The revised LEED Accredited Professional credit is sure to draw comments from some of the tens of thousands of “legacy” LEED APs who have so far opted not to obtain a specialty under the overhauled LEED credentialed professional program launched in 2009. A relevant specialty is required in the new language—a change from LEED 2009. Individuals holding the LEED Green Associate credential may find that it becomes useful: two team members in total must have LEED AP (“any specialty”) or LEED GA credentials.

Regional Priority

The draft includes some minor wording changes to the Regional Priority credit, but the overall intent and requirements are the same.

Submitting Public Comments

All LEED stakeholders are encouraged to review the public comment draft on USGBC’s website for more detail on potential changes to LEED-NC and to the other LEED rating systems. Comments can be submitted there or on LEEDuser’s moderated forum.

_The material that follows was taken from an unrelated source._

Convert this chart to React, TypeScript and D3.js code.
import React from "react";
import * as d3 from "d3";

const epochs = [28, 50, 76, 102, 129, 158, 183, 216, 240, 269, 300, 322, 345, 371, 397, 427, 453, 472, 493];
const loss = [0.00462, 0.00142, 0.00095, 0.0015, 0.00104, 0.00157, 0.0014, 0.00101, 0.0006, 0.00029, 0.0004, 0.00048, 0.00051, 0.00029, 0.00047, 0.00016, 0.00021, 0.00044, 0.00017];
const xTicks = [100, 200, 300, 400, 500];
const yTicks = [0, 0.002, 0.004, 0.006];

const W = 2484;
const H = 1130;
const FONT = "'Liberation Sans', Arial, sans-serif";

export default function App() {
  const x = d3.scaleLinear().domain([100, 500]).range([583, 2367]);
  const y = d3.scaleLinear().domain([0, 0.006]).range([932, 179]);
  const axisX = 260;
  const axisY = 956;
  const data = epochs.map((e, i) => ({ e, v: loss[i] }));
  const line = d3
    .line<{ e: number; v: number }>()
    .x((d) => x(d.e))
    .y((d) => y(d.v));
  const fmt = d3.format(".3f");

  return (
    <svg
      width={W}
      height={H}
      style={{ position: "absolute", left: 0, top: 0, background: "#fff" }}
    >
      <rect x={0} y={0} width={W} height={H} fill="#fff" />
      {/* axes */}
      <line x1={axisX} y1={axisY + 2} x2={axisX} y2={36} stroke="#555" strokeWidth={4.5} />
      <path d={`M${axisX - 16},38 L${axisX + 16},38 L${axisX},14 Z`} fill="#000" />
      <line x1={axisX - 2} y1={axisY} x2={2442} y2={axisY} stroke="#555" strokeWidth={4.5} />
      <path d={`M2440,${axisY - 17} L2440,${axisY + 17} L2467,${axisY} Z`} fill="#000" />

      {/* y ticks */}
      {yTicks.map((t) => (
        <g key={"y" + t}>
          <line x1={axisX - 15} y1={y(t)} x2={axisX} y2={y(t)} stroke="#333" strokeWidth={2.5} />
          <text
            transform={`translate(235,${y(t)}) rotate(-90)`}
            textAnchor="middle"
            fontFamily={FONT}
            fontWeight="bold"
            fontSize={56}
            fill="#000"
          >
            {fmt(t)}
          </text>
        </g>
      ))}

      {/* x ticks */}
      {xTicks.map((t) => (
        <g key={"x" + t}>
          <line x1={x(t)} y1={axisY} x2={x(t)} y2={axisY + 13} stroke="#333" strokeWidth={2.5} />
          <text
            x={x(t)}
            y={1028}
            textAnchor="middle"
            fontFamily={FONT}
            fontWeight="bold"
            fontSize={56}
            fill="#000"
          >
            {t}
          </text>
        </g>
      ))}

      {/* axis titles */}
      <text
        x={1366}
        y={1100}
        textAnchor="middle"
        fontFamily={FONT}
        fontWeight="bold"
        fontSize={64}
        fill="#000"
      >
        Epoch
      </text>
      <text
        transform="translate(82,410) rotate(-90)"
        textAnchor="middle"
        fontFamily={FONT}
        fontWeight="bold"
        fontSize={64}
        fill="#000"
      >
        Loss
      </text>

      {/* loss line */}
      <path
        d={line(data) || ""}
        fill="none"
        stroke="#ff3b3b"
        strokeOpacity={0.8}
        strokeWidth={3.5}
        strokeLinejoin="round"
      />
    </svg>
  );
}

Published November 8, 2010

Roberts, T. (2010, November 8). Your Guide to the New Draft of LEED. Retrieved from https://www.buildinggreen.com/feature/your-guide-new-draft-leed

Comments

November 16, 2010 - 8:27 am

Jean, thanks for noting that. We had some debate about that figure at our office in writing this article, and the figure I posted was what we came up with. Apparently we got the wrong number!

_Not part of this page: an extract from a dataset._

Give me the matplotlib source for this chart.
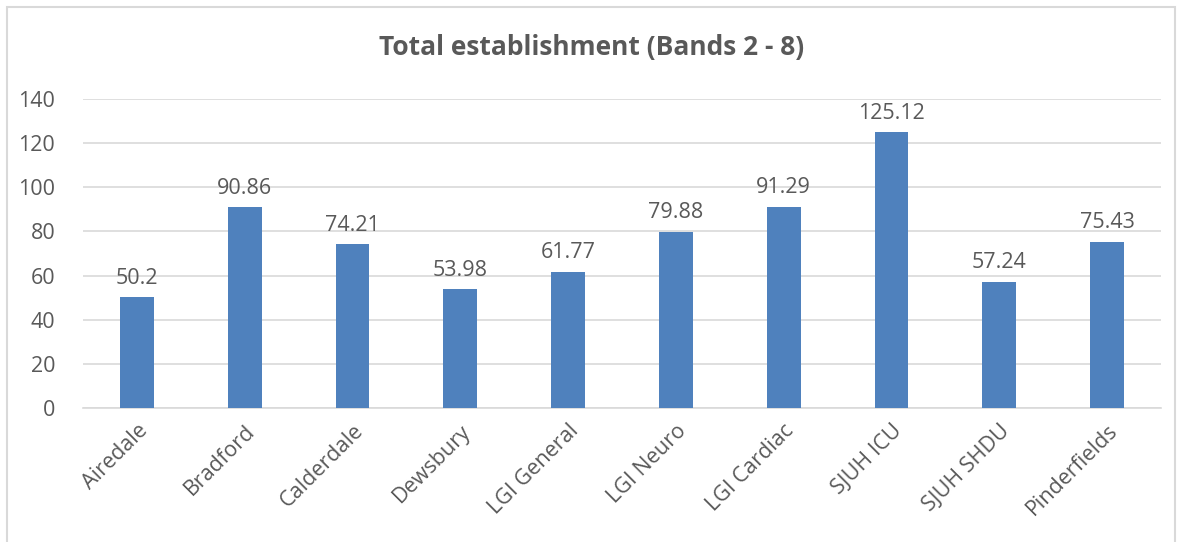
import matplotlib.pyplot as plt
from matplotlib.patches import Rectangle
import numpy as np

plt.rcParams['font.family'] = ['Open Sans', 'DejaVu Sans']

wards = ["Airedale", "Bradford", "Calderdale", "Dewsbury", "LGI General",
         "LGI Neuro", "LGI Cardiac", "SJUH ICU", "SJUH SHDU", "Pinderfields"]
establishment = [50.2, 90.86, 74.21, 53.98, 61.77, 79.88, 91.29, 125.12, 57.24, 75.43]
value_labels = ["50.2", "90.86", "74.21", "53.98", "61.77", "79.88", "91.29", "125.12", "57.24", "75.43"]
y_ticks = [0, 20, 40, 60, 80, 100, 120, 140]

text_col = "#595959"
grid_col = "#D9D9D9"

fig = plt.figure(figsize=(11.83, 5.42), dpi=100)
ax = fig.add_axes([83 / 1183, 1 - 408 / 542, (1161 - 83) / 1183, (408 - 99) / 542])

x = np.arange(len(wards))
ax.bar(x, establishment, width=0.315, color="#4F81BD", zorder=3)
for xi, v, lab in zip(x, establishment, value_labels):
    ax.annotate(lab, (xi, v), xytext=(0, 6), textcoords="offset points",
                ha="center", va="bottom", fontsize=15.5, color=text_col)

ax.set_xlim(-0.5, len(wards) - 0.5)
ax.set_ylim(0, 140)
ax.set_yticks(y_ticks)
ax.yaxis.grid(True, color=grid_col, linewidth=1.2, zorder=0)
ax.set_xticks(x)
ax.set_xticklabels(wards, rotation=45, ha="right", rotation_mode="anchor")
ax.tick_params(axis="both", length=0, labelsize=15.5, labelcolor=text_col)
ax.tick_params(axis="y", pad=20)
ax.tick_params(axis="x", pad=9)
for side in ["top", "right", "left"]:
    ax.spines[side].set_visible(False)
ax.spines["bottom"].set_color(grid_col)
ax.spines["bottom"].set_linewidth(1.2)

fig.text(0.5, 1 - 48 / 542, "Total establishment (Bands 2 - 8)", ha="center", va="center",
         fontsize=19, fontweight="bold", color=text_col)

# chart border
fig.patches.append(Rectangle((7 / 1183, -0.05), 1168 / 1183, 1.05 - 7 / 542,
                             transform=fig.transFigure, fill=False,
                             edgecolor=grid_col, linewidth=1.5))

fig.savefig("out.png", dpi=100)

November 16, 2010 - 8:10 am

In reference to the statement "...ASHRAE 90.1-2010, which is estimated to be about 25% more stringent than the 2007 version referenced by LEED 2009."

This is not correct.

According to ASHRAE - the developers of ASHRAE 90.1-2010 - it is only 20% more stringent than the 2004 version (that's 2004 not 2007). http://www.ashrae.org/pressroom/detail/17644

It's still a good improvement in the prerequisite - but it would be better not to exaggerate here.

November 8, 2010 - 11:56 am

Yes, it appears that if furniture is in the scope of a LEED project, it will be more important than in the past for it to be low-emitting.

November 8, 2010 - 11:52 am

In simple layman's terms (I'm not even a GA yet), are you saying that furniture is potentially more important now?

November 8, 2010 - 10:47 am

The framing of the low-emitting interiors credits is very different in this new draft. The point thresholds are established based on whether furniture is in the scope or not. If it is in the scope, you have to include it.

In LEED 2009, furniture is a separate IEQc4 credit (IEQc4.5) that isn't available to LEED-NC projects, and whether or not a LEED-CI or Schools project (for which it is available) pursues this credit would not affect the point thresholds for the other IEQc4 credits.

I hope this is clear -- if you haven't already looked at the draft, I would recommend it. It may simply be hard to explain.

November 8, 2010 - 10:35 am

". . . furniture (which must be included if it is in the scope of the project, regardless of rating system)."

November 8, 2010 - 10:33 am

Can you clarify what means: >
I thought if you included furniture in the scope of the LEED project, it had to be applied across the board, but it was an option. How has this changed?

November 8, 2010 - 7:00 am

Thank you for this great summary. I was hoping to see more occupant health related credits, such as the pilot credit reducing use of dioxins and halogenated flame retardants.